Stout just saw the program celebrate its 19th year in September after first visiting El Espino with a CMU sociology class in the early 2000s and then returning to her hometown to urge the city council to adopt the sister-city program and help provide scholarships to students in El Salvador.

“That has given me real insight for the last 19 years into the root causes of our immigration situation here,” Stout said in a phone interview. “Less than 1% of the U.S. government’s budget goes to our diplomatic efforts, our state department, and then a fraction of that budget goes to our international development budget. The work that I’ve been doing in El Salvador for 19 years is the work of diplomacy.”

Stout, a translator and nonprofit organizer by trade, says only one scholarship recipient has been forced to come to the United States, and that was because his life was at risk from an El Salvadoran gang. The program has enabled others to stay and make their communities better.

“This is the policy area that I feel that I am the best suited to be making decisions and recommendations about, because I understand the reality from the source countries, and I’ve been doing work in a source country …,” Stout said. “I’m anti desperation immigration. Visiting the border does not give you a full picture of what is actually happening with our immigration system. So touting visits to the border is a joke. It’s political theater, really.”

Rather than grandstanding, Stout believes in “making this a three-pronged approach, which is securing the border, making sure that we’re staffing up our immigration system resources, especially our courts — more judges and court staff in general to process people fairly quickly – and the third prong is investing. It’s beefing up our international development budget, our USAID budget, so that we can focus resources in the countries that are source countries.”

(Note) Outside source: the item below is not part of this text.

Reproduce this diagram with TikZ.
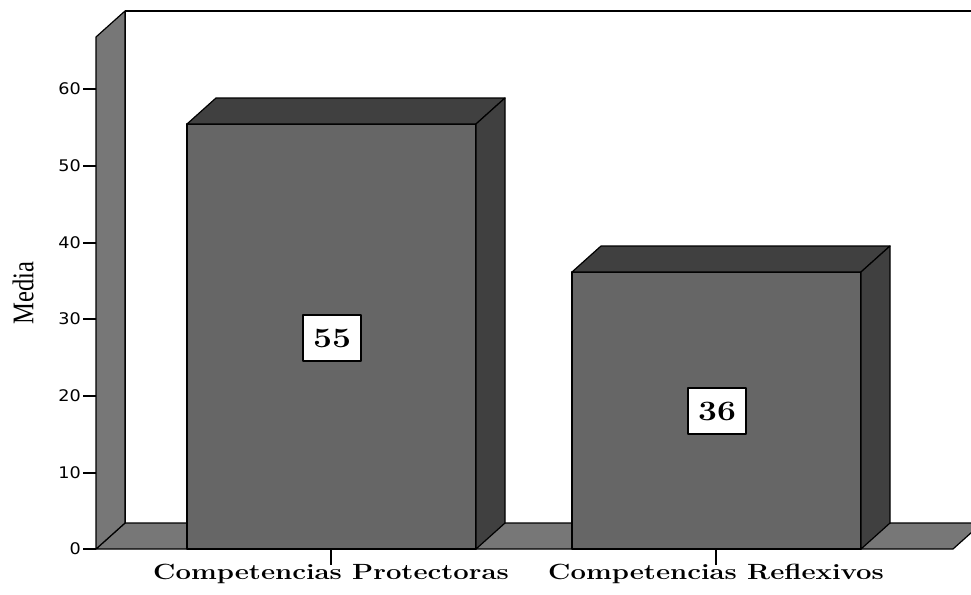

Finally, Stout would like to see a complete reformation of the legal work visa system.

“The lowest hanging fruit in all of this are H-2A [temporary agriculture] and H-2B [temporary non-agriculture] visas,” Stout said. “That’s where we should be focusing. That’s a bipartisan place to operate from because that’s about industry, that’s about economics and resilient economies, employment, making sure that we have food security. Mountain towns definitely need it from the hospitality standpoint, and communities like mine need it from an agriculture standpoint.”

Recently appointed Vail Mayor Travis Coggin, a development consultant and part-time ski patroller who grew up in Vail from third grade on, praises the partnership between Colorado ski towns and Mexico – both from a visitation and labor standpoint.

“The national conversation couldn’t be further from reality here,” Coggin said in a recent interview. “The relationship in the Town of Vail, and valley-wide, and from Aspen to Vail to Steamboat, every resort community, it is the unwritten partnership of all partnerships, right? Mexico, Costa Rica, all of Latin America, wherever immigrants are coming from, this community shuts down without them working and being a part of our community.”

Alex Sánchez, president and CEO of the advocacy group Voces Unidas de las Montañas in Glenwood Springs, would like to see that relationship result in better housing opportunities for Latinos in prohibitively expensive resort communities. Sánchez last legislative session helped pass a law to hopefully improve water quality in mobile home parks where many Latino families live in crowded conditions.

“We want to make sure that these policymakers understand that they’ve been neglecting our community, that they have failed our community,” Sánchez said. “Undignified housing should not be the standard for Eagle, for Vail, for Avon, for Aspen, for Breckenridge, and so we need to find better housing options for working families like Latinos who happen to predominantly live in these mobile home park communities.”